Now, slowly but surely, such laws are being revealed for the racially discriminatory, anti-voter schemes that they are.
On Wednesday, a federal appeals court panel unanimously agreed that Texas’ voter ID law had a discriminatory effect on black and Latino voters, and therefore violates the 1965 Voting Rights Act. It was the first time a federal appeals court had ruled against such a law. It was also a sign that the Voting Rights Act remains functional, despite the 2013 Supreme Court decision that cut out a key provision requiring federal oversight of jurisdictions, like Texas, with histories of racial discrimination.
Two from
Dan Diamond,
first:
The first official Republican debate on Thursday night was fascinating, gripping television.
It was also incomplete.
Speaking on FOX News, leading Republican candidates like Donald Trump, Scott Walker, Jeb Bush, and Marco Rubio all took shots at the Affordable Care Act … but they left out cruical context on how the law is actually working.
Here are three key numbers that were overlooked at the GOP debate — and are incredibly important to understanding the state of health care in America.

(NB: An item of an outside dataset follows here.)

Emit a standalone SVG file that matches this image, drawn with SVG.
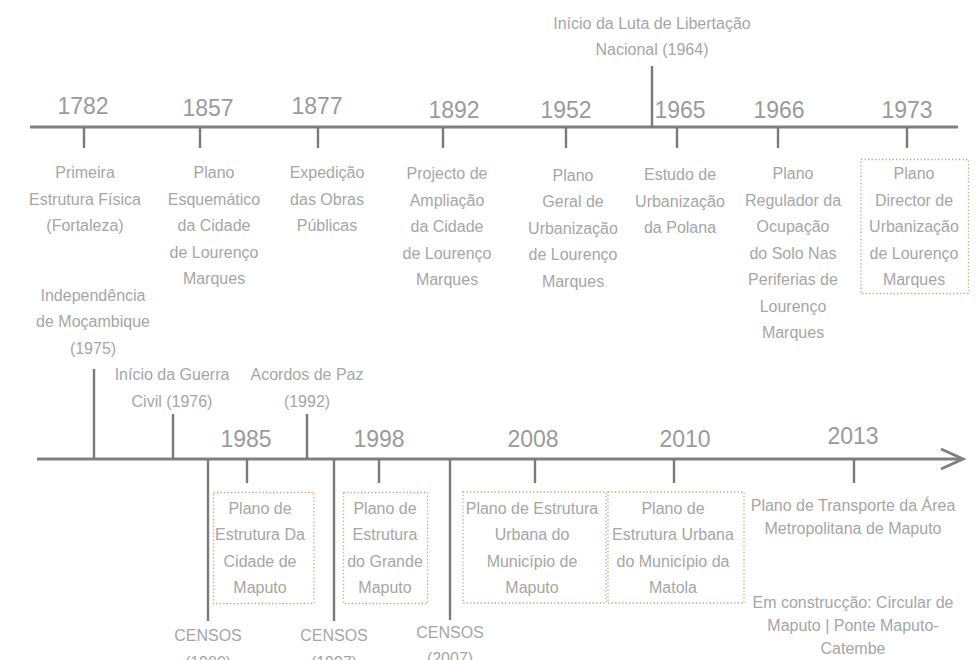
<svg xmlns="http://www.w3.org/2000/svg" width="976" height="660" viewBox="0 0 976 660">
<style>
.ln{stroke:#808080;stroke-width:3;fill:none;stroke-linecap:butt}
.tk{stroke:#7a7a7a;stroke-width:2.4;fill:none}
.yr{font-family:"Liberation Sans",Arial,sans-serif;font-size:23px;fill:#9a9a9a;text-anchor:middle}
.tx{font-family:"Liberation Sans",Arial,sans-serif;font-size:16px;fill:#a6a6a6;text-anchor:middle}
.bx{fill:none;stroke:#c9a27c;stroke-width:1.3;stroke-dasharray:1.3 2.2}
</style>
<rect width="976" height="660" fill="#ffffff"/>
<g id="connectors">
<line class="ln" x1="30" y1="127" x2="958" y2="127"/>
<line class="tk" x1="84" y1="127" x2="84" y2="148"/>
<line class="tk" x1="200" y1="127" x2="200" y2="148"/>
<line class="tk" x1="318" y1="127" x2="318" y2="148"/>
<line class="tk" x1="443" y1="127" x2="443" y2="148"/>
<line class="tk" x1="566" y1="127" x2="566" y2="148"/>
<line class="tk" x1="652" y1="66" x2="652" y2="128"/>
<line class="tk" x1="677" y1="127" x2="677" y2="148"/>
<line class="tk" x1="778" y1="127" x2="778" y2="148"/>
<line class="tk" x1="907" y1="127" x2="907" y2="148"/>
<line class="ln" x1="37" y1="459" x2="961" y2="459"/>
<polyline class="ln" points="941,449 963,459 941,469"/>
<line class="tk" x1="94" y1="369" x2="94" y2="459"/>
<line class="tk" x1="173" y1="414" x2="173" y2="459"/>
<line class="tk" x1="307" y1="414" x2="307" y2="459"/>
<line class="tk" x1="208" y1="459" x2="208" y2="621"/>
<line class="tk" x1="334" y1="459" x2="334" y2="621"/>
<line class="tk" x1="450" y1="459" x2="450" y2="620"/>
<line class="tk" x1="247" y1="459" x2="247" y2="483"/>
<line class="tk" x1="379" y1="459" x2="379" y2="483"/>
<line class="tk" x1="535" y1="459" x2="535" y2="483"/>
<line class="tk" x1="674" y1="459" x2="674" y2="483"/>
<line class="tk" x1="854" y1="459" x2="854" y2="483"/>
</g>
<g id="n1782">
<text class="yr" x="83" y="114">1782</text>
<text class="tx" x="85" y="178"><tspan x="85">Primeira</tspan><tspan x="85" dy="26.5">Estrutura Física</tspan><tspan x="85" dy="26.5">(Fortaleza)</tspan></text>
</g>
<g id="n1857">
<text class="yr" x="208" y="115.5">1857</text>
<text class="tx" x="214" y="178"><tspan x="214">Plano</tspan><tspan x="214" dy="26.5">Esquemático</tspan><tspan x="214" dy="26.5">da Cidade</tspan><tspan x="214" dy="26.5">de Lourenço</tspan><tspan x="214" dy="26.5">Marques</tspan></text>
</g>
<g id="n1877">
<text class="yr" x="317" y="114">1877</text>
<text class="tx" x="327" y="178"><tspan x="327">Expedição</tspan><tspan x="327" dy="26.5">das Obras</tspan><tspan x="327" dy="26.5">Públicas</tspan></text>
</g>
<g id="n1892">
<text class="yr" x="454" y="118">1892</text>
<text class="tx" x="447" y="179"><tspan x="447">Projecto de</tspan><tspan x="447" dy="26.5">Ampliação</tspan><tspan x="447" dy="26.5">da Cidade</tspan><tspan x="447" dy="26.5">de Lourenço</tspan><tspan x="447" dy="26.5">Marques</tspan></text>
</g>
<g id="n1952">
<text class="yr" x="566" y="118">1952</text>
<text class="tx" x="573" y="180.5"><tspan x="573">Plano</tspan><tspan x="573" dy="26.5">Geral de</tspan><tspan x="573" dy="26.5">Urbanização</tspan><tspan x="573" dy="26.5">de Lourenço</tspan><tspan x="573" dy="26.5">Marques</tspan></text>
</g>
<g id="n1964">
<text class="tx" x="652" y="29"><tspan x="652">Início da Luta de Libertação</tspan><tspan x="652" dy="26">Nacional (1964)</tspan></text>
</g>
<g id="n1965">
<text class="yr" x="680" y="118">1965</text>
<text class="tx" x="680" y="180"><tspan x="680">Estudo de</tspan><tspan x="680" dy="26.5">Urbanização</tspan><tspan x="680" dy="26.5">da Polana</tspan></text>
</g>
<g id="n1966">
<text class="yr" x="779" y="118">1966</text>
<text class="tx" x="793" y="179"><tspan x="793">Plano</tspan><tspan x="793" dy="26.5">Regulador da</tspan><tspan x="793" dy="26.5">Ocupação</tspan><tspan x="793" dy="26.5">do Solo Nas</tspan><tspan x="793" dy="26.5">Periferias de</tspan><tspan x="793" dy="26.5">Lourenço</tspan><tspan x="793" dy="26.5">Marques</tspan></text>
</g>
<g id="n1973">
<text class="yr" x="907" y="118">1973</text>
<rect class="bx" x="861" y="159.5" width="107.5" height="134"/>
<text class="tx" x="914" y="179"><tspan x="914">Plano</tspan><tspan x="914" dy="26.5">Director de</tspan><tspan x="914" dy="26.5">Urbanização</tspan><tspan x="914" dy="26.5">de Lourenço</tspan><tspan x="914" dy="26.5">Marques</tspan></text>
</g>
<g id="n1975">
<text class="tx" x="93" y="300.5"><tspan x="93">Independência</tspan><tspan x="93" dy="26.5">de Moçambique</tspan><tspan x="93" dy="26.5">(1975)</tspan></text>
</g>
<g id="n1976">
<text class="tx" x="172" y="380"><tspan x="172">Início da Guerra</tspan><tspan x="172" dy="26.5">Civil (1976)</tspan></text>
</g>
<g id="n1992">
<text class="tx" x="307" y="380"><tspan x="307">Acordos de Paz</tspan><tspan x="307" dy="26.5">(1992)</tspan></text>
</g>
<g id="n1980">
<text class="tx" x="208" y="641"><tspan x="208">CENSOS</tspan><tspan x="208" dy="26.5">(1980)</tspan></text>
</g>
<g id="n1997">
<text class="tx" x="334" y="641"><tspan x="334">CENSOS</tspan><tspan x="334" dy="26.5">(1997)</tspan></text>
</g>
<g id="n2007">
<text class="tx" x="450" y="637.5"><tspan x="450">CENSOS</tspan><tspan x="450" dy="26.5">(2007)</tspan></text>
</g>
<g id="n1985">
<text class="yr" x="246" y="446.5">1985</text>
<rect class="bx" x="213.5" y="492.5" width="100.5" height="111"/>
<text class="tx" x="260" y="513.5"><tspan x="260">Plano de</tspan><tspan x="260" dy="26.5">Estrutura Da</tspan><tspan x="260" dy="26.5">Cidade de</tspan><tspan x="260" dy="26.5">Maputo</tspan></text>
</g>
<g id="n1998">
<text class="yr" x="379" y="446.5">1998</text>
<rect class="bx" x="343.5" y="492.5" width="84" height="111"/>
<text class="tx" x="385" y="513.5"><tspan x="385">Plano de</tspan><tspan x="385" dy="26.5">Estrutura</tspan><tspan x="385" dy="26.5">do Grande</tspan><tspan x="385" dy="26.5">Maputo</tspan></text>
</g>
<g id="n2008">
<text class="yr" x="533" y="446.5">2008</text>
<rect class="bx" x="463" y="492" width="143" height="111"/>
<text class="tx" x="532" y="513.5"><tspan x="532">Plano de Estrutura</tspan><tspan x="532" dy="26.5">Urbana do</tspan><tspan x="532" dy="26.5">Município de</tspan><tspan x="532" dy="26.5">Maputo</tspan></text>
</g>
<g id="n2010">
<text class="yr" x="685" y="446.5">2010</text>
<rect class="bx" x="608" y="492" width="136" height="111"/>
<text class="tx" x="673" y="513.5"><tspan x="673">Plano de</tspan><tspan x="673" dy="26.5">Estrutura Urbana</tspan><tspan x="673" dy="26.5">do Município da</tspan><tspan x="673" dy="26.5">Matola</tspan></text>
</g>
<g id="n2013">
<text class="yr" x="853" y="443.5">2013</text>
<text class="tx" x="853" y="511"><tspan x="853">Plano de Transporte da Área</tspan><tspan x="853" dy="23">Metropolitana de Maputo</tspan></text>
<text class="tx" x="853" y="608"><tspan x="853">Em construcção: Circular de</tspan><tspan x="853" dy="23">Maputo | Ponte Maputo-</tspan><tspan x="853" dy="22.5">Catembe</tspan></text>
</g>
</svg>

1) The nation’s uninsured rate has plunged by at least 37% since the ACA took effect
2) Repealing Obamacare would raise the deficit by $130 billion — at least
3) Eleven GOP governors have said yes to Medicaid expansion
Second:
After Donald Trump announced his latest bid for the presidency, I reached out to get details on Trump’s plan to replace Obamacare, and posted that interview on FORBES last week. But for many FORBES readers, the most eye-catching part of the interview wasn’t Trump’s plan for health care.
It was what the Trump campaign said about unemployment.
“Mr. Trump believes that the real unemployment rate is over 18%, not the reported 5.5%,” a spokesperson told me.
Trump’s distrust of the government’s job statistics isn’t new. In July, he even suggested that the U.S. unemployment rate could be as high as 40% — well above what the Bureau of Labor Statistics has found.